Al fine di adottare misure di tutela per i cittadini e poter far ripartire l’economia dei vari Paesi in sicurezza è determinante comprendere le reali dinamiche di diffusione del SARS-CoV-2, il tasso di mortalità e il grado di immunità acquisita dalla popolazione.

In California sono iniziati studi sugli anticorpi sierici contro SARS-CoV-2 che suggeriscono che il virus sia molto più diffuso di quanto pensato in base ai risultati dei soli test diagnostici che, invece, confermano un’ infezione attiva. In uno studio preliminare condotto dalla Stanford University nella contea di Santa Clara, un campione di residenti è stato testato per la presenza di anticorpi anti COVID-19 nel sangue. Ricordiamo che i test anticorpali su sangue sono anche noti come test sierologici; inoltre la presenza di anticorpi nel sangue indica che il sistema immunitario di una persona è stato esposto ed ha risposto ad una passata infezione. Sebbene la contea abbia riportato circa un migliaio di casi all’inizio di aprile, sulla base ai risultati dei test sierologici, i ricercatori hanno stimato che il numero reale di contagiati sia tra i 48.000 ed gli 81.000 casi, 50-85 volte maggiore di quelli accertati con i test diagnostici.
A distanza di una settimana, anche il Department of Health della contea di Los Angeles ha iniziato questo tipo di indagine, avviando studi simili. Gli esperti ritengono che i numeri, con le dovute differenze, racconteranno una storia analoga e, cioè, che molte più persone sono state contagiate dal SARS-CoV-2, rispetto ai casi confermati dai test diagnostici. La discrepanza tra il numero di casi rilevati tramite test diagnostici e quelli rilevati tramite test sierologici è da ricercarsi nel ritardo con cui si è iniziato a condurre i test diagnostici e nella circostanza che ha visto molte persone con sintomi lievi o nulli non essere state testate.
Un chiarimento importante va fatto a proposito degli studi condotti nella contea di Santa Clara e, cioè, che i partecipanti allo studio sono stati reclutati tramite social media dal che è derivata una disproporzione nel gruppo di partecipanti, con una eccessiva rappresentanza di donne bianche ed una bassa percentuale di latini e americani asiatici. I ricercatori hanno cercato di correggere la loro analisi in base a queste evidenze. Al contrario, nella contea di Los Angeles i ricercatori hanno reclutato per i loro studi un campione casuale di partecipanti.

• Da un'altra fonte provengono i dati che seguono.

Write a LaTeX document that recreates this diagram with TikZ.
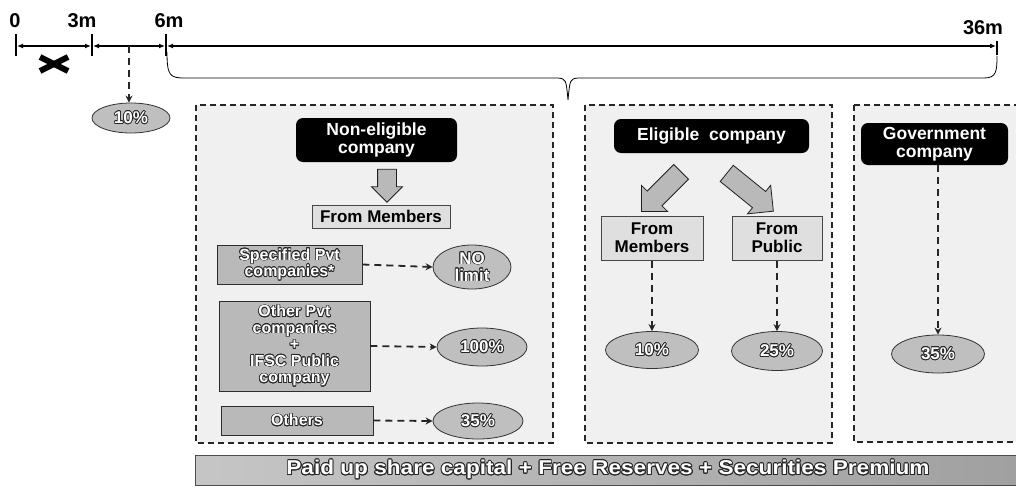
\documentclass[tikz,border=0pt]{standalone}
\usepackage{fontspec}
\setmainfont{Liberation Sans}
\newfontfamily\widesans[FakeStretch=1.13]{Liberation Sans}
\usepackage[copies]{contour}
\contourlength{0.7pt}
\usetikzlibrary{shapes.geometric,shapes.arrows,arrows.meta,calc}
% white lettering with a dark outline
\newcommand{\otx}[1]{\contour{black!85}{#1}}
\begin{document}
\begin{tikzpicture}[x=1pt,y=-1pt,
  lbl/.style={font=\bfseries\fontsize{20}{20}\selectfont, inner sep=0pt},
  panel/.style={draw=black!85, dash pattern=on 6pt off 4pt, line width=1.3pt, fill=gray!12},
  blackbox/.style={fill=black, rounded corners=7pt, text=white, align=center, inner sep=0pt,
    font=\bfseries\fontsize{17.5}{18}\selectfont},
  membox/.style={draw=gray!55!black, line width=1pt, fill=gray!25, align=center, inner sep=0pt,
    font=\bfseries\fontsize{17}{18}\selectfont},
  darkbox/.style={fill=gray!55, draw=gray!35!black, line width=0.8pt, text=white, align=center,
    inner sep=0pt, font=\bfseries\fontsize{16}{16.5}\selectfont},
  pct/.style={ellipse, fill=gray!50, draw=black!80, line width=0.8pt, text=white, inner sep=0pt,
    align=center, font=\bfseries\fontsize{17}{17}\selectfont},
  dasharrow/.style={draw=black!85, dash pattern=on 7pt off 5pt, line width=1.8pt,
    -{Stealth[length=7pt,width=7pt]}},
  blockarrow/.style={single arrow, fill=gray!55, draw=gray!25!black, line width=0.8pt,
    single arrow head extend=6pt, inner sep=9pt},
  tick/.style={line width=1.6pt},
  span/.style={line width=1.3pt, {Latex[length=6pt,width=5pt]}-{Latex[length=6pt,width=5pt]}}
]
\useasboundingbox (0,0) rectangle (1016,487);
\fill[white] (0,0) rectangle (1016,487);

% ---------- time line ----------
\coordinate (t0) at (16,46);
\coordinate (t3) at (92,46);
\coordinate (t6) at (166,46);
\coordinate (t36) at (997,46);
\foreach \t in {t0,t3,t6} \draw[tick] (\t) ++(0,-12) -- ++(0,22);
\draw[tick] (t36) ++(0,-5) -- ++(0,14);
\draw[span] ($(t0)+(1,0)$) -- ($(t3)+(-1,0)$);
\draw[span] ($(t3)+(1,0)$) -- ($(t6)+(-1,0)$);
\draw[span] ($(t6)+(1,0)$) -- ($(t36)+(-1,0)$);
\node[lbl] (l0) at (15,21) {0};
\node[lbl] (l3) at (82,21) {3m};
\node[lbl] (l6) at (169,21) {6m};
\node[lbl] (l36) at (983,28) {36m};

% not permitted before 3 months
\draw[line width=6pt] (40,57) -- (68,71) (40,71) -- (68,57);

% 3 to 6 months
\coordinate (mid36) at (129,46);
\node[pct, minimum width=78pt, minimum height=30pt] (p0) at (131,118) {\otx{10\%}};
\draw[dasharrow, line width=1.4pt] (mid36) -- (mid36 |- p0.north);

% brace over 6 to 36 months
\draw[line width=0.8pt] (167,52) .. controls (167,76) and (170,78) .. (185,78)
  -- (558,78) .. controls (566,79) .. (568,100) .. controls (570,79) .. (578,78)
  -- (984,78) .. controls (996,78) and (997,72) .. (997,56);

% ---------- panels ----------
\draw[panel] (196,105) rectangle (553,443);
\draw[panel] (585,105) rectangle (832,443);
\draw[panel] (854,105) rectangle (1030,442);

% non-eligible company
\node[blackbox, minimum width=161pt, minimum height=44pt] (ne) at (376.5,140)
  {Non-eligible\\company};
\node[blockarrow, minimum height=33pt, rotate=-90] (da) at (387,181) {};
\node[membox, minimum width=138pt, minimum height=23pt] (fm1) at (381,216.5) {From Members};

\node[darkbox, minimum width=145pt, minimum height=39pt] (sp) at (289.5,264.5)
  {\otx{Specified Pvt}\\\otx{companies*}};
\node[pct, minimum width=78pt, minimum height=44pt] (nl) at (472,267) {\otx{NO}\\\otx{limit}};

\node[darkbox, minimum width=151pt, minimum height=90pt] (op) at (294.5,346)
  {\otx{Other Pvt}\\\otx{companies}\\\otx{+}\\\otx{IFSC Public}\\\otx{company}};
\node[pct, minimum width=90pt, minimum height=38pt] (p100) at (482,347) {\otx{100\%}};

\node[darkbox, minimum width=152pt, minimum height=29pt] (ot) at (297,420.5) {\otx{Others}};
\node[pct, minimum width=90pt, minimum height=36pt] (p35a) at (478,421) {\otx{35\%}};

\draw[dasharrow] (sp.east) -- (nl.west);
\draw[dasharrow] (op.east) -- (p100.west);
\draw[dasharrow] (ot.east) -- (p35a.west);

% eligible company
\node[blackbox, minimum width=195pt, minimum height=34pt] (el) at (711.5,136)
  {Eligible\ \ company};
\node[blockarrow, minimum height=56pt, inner sep=10pt, single arrow head extend=8pt,
  rotate=225] (la) at (665,188) {};
\node[blockarrow, minimum height=60pt, inner sep=10pt, single arrow head extend=8pt,
  rotate=-39] (ra) at (746,189) {};
\node[membox, minimum width=102pt, minimum height=44pt] (fm2) at (652,238) {From\\Members};
\node[membox, minimum width=90pt, minimum height=44pt] (fp) at (777,238) {From\\Public};
\node[pct, minimum width=93pt, minimum height=37pt] (p10) at (652,350) {\otx{10\%}};
\node[pct, minimum width=91pt, minimum height=39pt] (p25) at (777,351) {\otx{25\%}};
\draw[dasharrow] (fm2.south) -- (p10.north);
\draw[dasharrow] (fp.south) -- (p25.north);

% government company
\node[blackbox, minimum width=147pt, minimum height=42pt] (gov) at (934.5,144)
  {Government\\company};
\node[pct, minimum width=93pt, minimum height=38pt] (p35b) at (938,354) {\otx{35\%}};
\draw[dasharrow] (gov.south -| p35b.north) -- (p35b.north);

% ---------- base ----------
\shade[left color=gray!45, right color=gray!75, draw=black!70, line width=0.8pt]
  (195,455) rectangle (1030,485);
\node[text=white, font=\widesans\bfseries\fontsize{20}{20}\selectfont, inner sep=0pt] (base) at (608,470)
  {\contourlength{0.9pt}\contour{black!85}{Paid up share capital + Free Reserves + Securities Premium}};
\end{tikzpicture}
\end{document}
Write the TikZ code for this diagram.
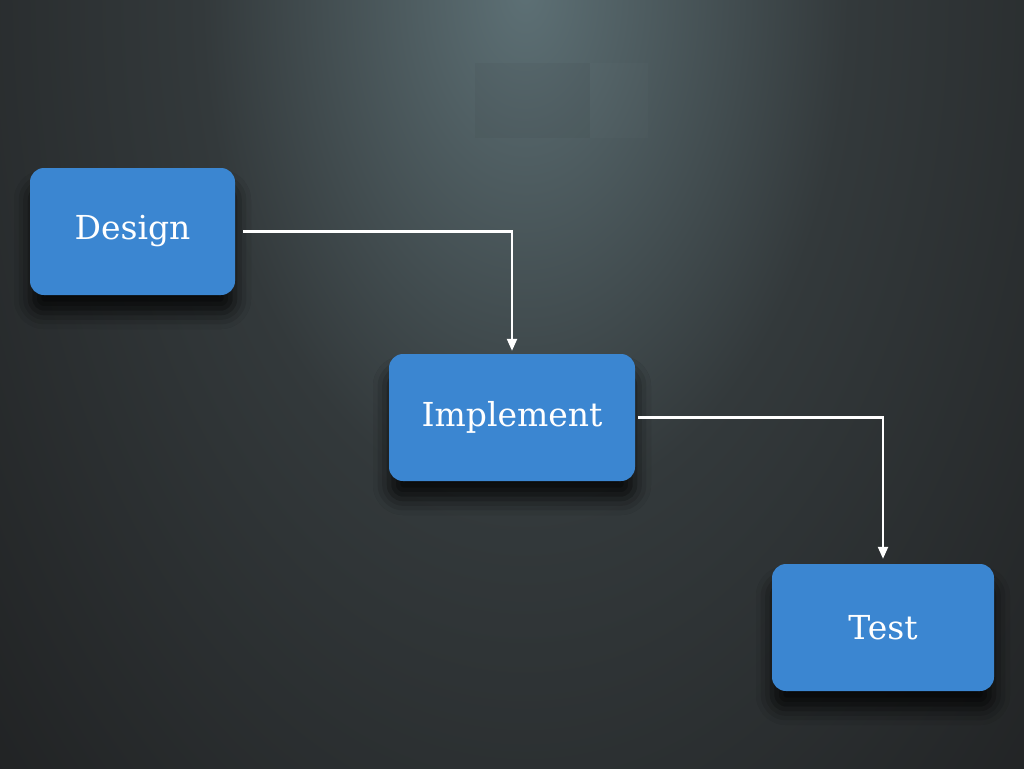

Un dato molto importante emerso dallo studio condotto nella contea di Santa Clara è che una elevata percentuale (stimata tra il 30% e il 50%) delle persone infettate dal coronavirus non mostrano sintomi: tali persone possono essere state o essere mezzi inconsapevoli di contagio. E’ questo il motivo per il quale determinati livelli di distanziamento fisico devono restare in vigore soprattutto per proteggere le persone più anziane e quelle con condizioni preesistenti che sono più vulnerabili alla malattia. In questo contesto si renderà necessario estendere i test per rilevare le persone asintomatiche.

I ricercatori e gli ufficiali sanitari puntano sempre più ai test sierologici come chiave per la determinazione di come e quando allentare le misure restrittive che, finora, hanno portato ad uno “shut-down” economico senza precedenti. Se si conosce la reale diffusione del virus si può capire in che misura la popolazione è vicina al raggiungimento dell’immunità di gregge, cioè quella condizione in cui un numero abbastanza elevato di persone hanno un qualche grado di immunità al virus tale da rendere difficile la diffusione dell’infezione. I test anticorpali aiuteranno anche a capire quale sia la reale letalità del virus: finora il tasso di mortalità è stato basato sul numero dei contagi confermati, ma se il numero delle infezioni è maggiore tale tasso di mortalità risulterà minore. I risultati dei test per la contea di Santa Clara hanno portato ad una stima del tasso di mortalità tra 0.12% e 0.2%: quello della normale influenza stagionale è 0.1%. Tuttavia, al momento, gli esperti della World Health Organization, in considerazione dei pochi dati preliminari a loro disposizione, ritengono prematura la possibilità di avere una indicazione precisa sull’effettiva immunità e sul grado di protezione della popolazione. E’ quindi comprensibile che, in questa fase non sia opportuno offrire “ricette” da adottare dovendosi ancora stabilire quale sia la durata della protezione degli anticorpi.